→ **Supplied material**
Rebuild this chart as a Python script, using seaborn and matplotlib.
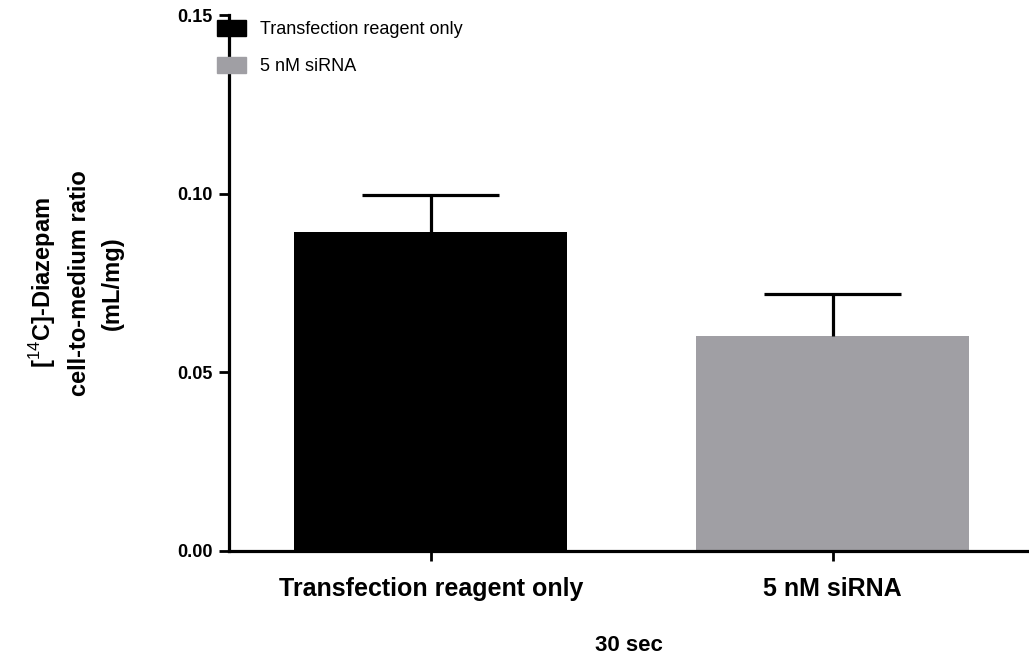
import numpy as np
import pandas as pd
from matplotlib import pyplot as plt
import seaborn as sns

# values
groups = ['Transfection reagent only', '5 nM siRNA']
means = [0.0893, 0.0603]
sems = [0.0102, 0.0115]
colors = ['#000000', '#A09FA4']

sns.set_style('ticks', {'axes.edgecolor': 'black', 'text.color': 'black',
                        'xtick.color': 'black', 'ytick.color': 'black',
                        'axes.labelcolor': 'black'})
plt.rcParams['font.family'] = ['Liberation Sans', 'DejaVu Sans']
plt.rcParams['mathtext.fontset'] = 'custom'
plt.rcParams['mathtext.rm'] = 'Liberation Sans'
plt.rcParams['mathtext.bf'] = 'Liberation Sans:bold'

df = pd.DataFrame({'group': groups, 'mean': means, 'sem': sems})

fig = plt.figure(figsize=(10.29, 6.62), dpi=100)
ax = fig.add_axes([0.2225, 0.1677, 0.7775, 0.8096])

sns.barplot(data=df, x='group', y='mean', hue='group', palette=colors,
            width=0.68, saturation=1, dodge=False, legend=False, ax=ax,
            edgecolor='none')

# upper error bars only
xs = np.arange(len(groups))
cap = 0.17
ax.vlines(xs, df['mean'], df['mean'] + df['sem'], color='black', lw=2.3, zorder=3)
ax.hlines(df['mean'] + df['sem'], xs - cap, xs + cap, color='black', lw=2.3, zorder=3)

ax.set_xlim(-0.502, 1.488)
ax.set_ylim(0, 0.15)
ax.set_yticks([0.0, 0.05, 0.10, 0.15])
ax.set_yticklabels(['0.00', '0.05', '0.10', '0.15'])
sns.despine(ax=ax)
for s in ['left', 'bottom']:
    ax.spines[s].set_linewidth(2.3)
ax.tick_params(axis='both', width=2.0, length=7, color='black')
ax.tick_params(axis='y', labelsize=13, pad=5)
ax.tick_params(axis='x', labelsize=18, pad=12)
for lab in ax.get_yticklabels() + ax.get_xticklabels():
    lab.set_fontweight('bold')

ax.set_xlabel('30 sec', fontsize=16, fontweight='bold', labelpad=24)
ax.set_ylabel('[$^{\\mathrm{14}}$C]-Diazepam\ncell-to-medium ratio\n(mL/mg)',
              fontsize=17, fontweight='bold', labelpad=38, linespacing=1.55)

handles = [plt.Rectangle((0, 0), 1, 1, color=c) for c in colors]
fig.legend(handles, groups, loc='upper left', bbox_to_anchor=(0.195, 0.995),
           frameon=False, fontsize=13, handlelength=1.6, handleheight=1.0,
           labelspacing=1.05, handletextpad=0.8)

fig.savefig('out.png', dpi=100)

→ **Task requirements**
All the material shown above is to be copied exactly, with no pictures carried over.

→ **Output**
Rebuild this chart as a Python script, using seaborn and matplotlib.
import numpy as np
import pandas as pd
from matplotlib import pyplot as plt
import seaborn as sns

# values
groups = ['Transfection reagent only', '5 nM siRNA']
means = [0.0893, 0.0603]
sems = [0.0102, 0.0115]
colors = ['#000000', '#A09FA4']

sns.set_style('ticks', {'axes.edgecolor': 'black', 'text.color': 'black',
                        'xtick.color': 'black', 'ytick.color': 'black',
                        'axes.labelcolor': 'black'})
plt.rcParams['font.family'] = ['Liberation Sans', 'DejaVu Sans']
plt.rcParams['mathtext.fontset'] = 'custom'
plt.rcParams['mathtext.rm'] = 'Liberation Sans'
plt.rcParams['mathtext.bf'] = 'Liberation Sans:bold'

df = pd.DataFrame({'group': groups, 'mean': means, 'sem': sems})

fig = plt.figure(figsize=(10.29, 6.62), dpi=100)
ax = fig.add_axes([0.2225, 0.1677, 0.7775, 0.8096])

sns.barplot(data=df, x='group', y='mean', hue='group', palette=colors,
            width=0.68, saturation=1, dodge=False, legend=False, ax=ax,
            edgecolor='none')

# upper error bars only
xs = np.arange(len(groups))
cap = 0.17
ax.vlines(xs, df['mean'], df['mean'] + df['sem'], color='black', lw=2.3, zorder=3)
ax.hlines(df['mean'] + df['sem'], xs - cap, xs + cap, color='black', lw=2.3, zorder=3)

ax.set_xlim(-0.502, 1.488)
ax.set_ylim(0, 0.15)
ax.set_yticks([0.0, 0.05, 0.10, 0.15])
ax.set_yticklabels(['0.00', '0.05', '0.10', '0.15'])
sns.despine(ax=ax)
for s in ['left', 'bottom']:
    ax.spines[s].set_linewidth(2.3)
ax.tick_params(axis='both', width=2.0, length=7, color='black')
ax.tick_params(axis='y', labelsize=13, pad=5)
ax.tick_params(axis='x', labelsize=18, pad=12)
for lab in ax.get_yticklabels() + ax.get_xticklabels():
    lab.set_fontweight('bold')

ax.set_xlabel('30 sec', fontsize=16, fontweight='bold', labelpad=24)
ax.set_ylabel('[$^{\\mathrm{14}}$C]-Diazepam\ncell-to-medium ratio\n(mL/mg)',
              fontsize=17, fontweight='bold', labelpad=38, linespacing=1.55)

handles = [plt.Rectangle((0, 0), 1, 1, color=c) for c in colors]
fig.legend(handles, groups, loc='upper left', bbox_to_anchor=(0.195, 0.995),
           frameon=False, fontsize=13, handlelength=1.6, handleheight=1.0,
           labelspacing=1.05, handletextpad=0.8)

fig.savefig('out.png', dpi=100)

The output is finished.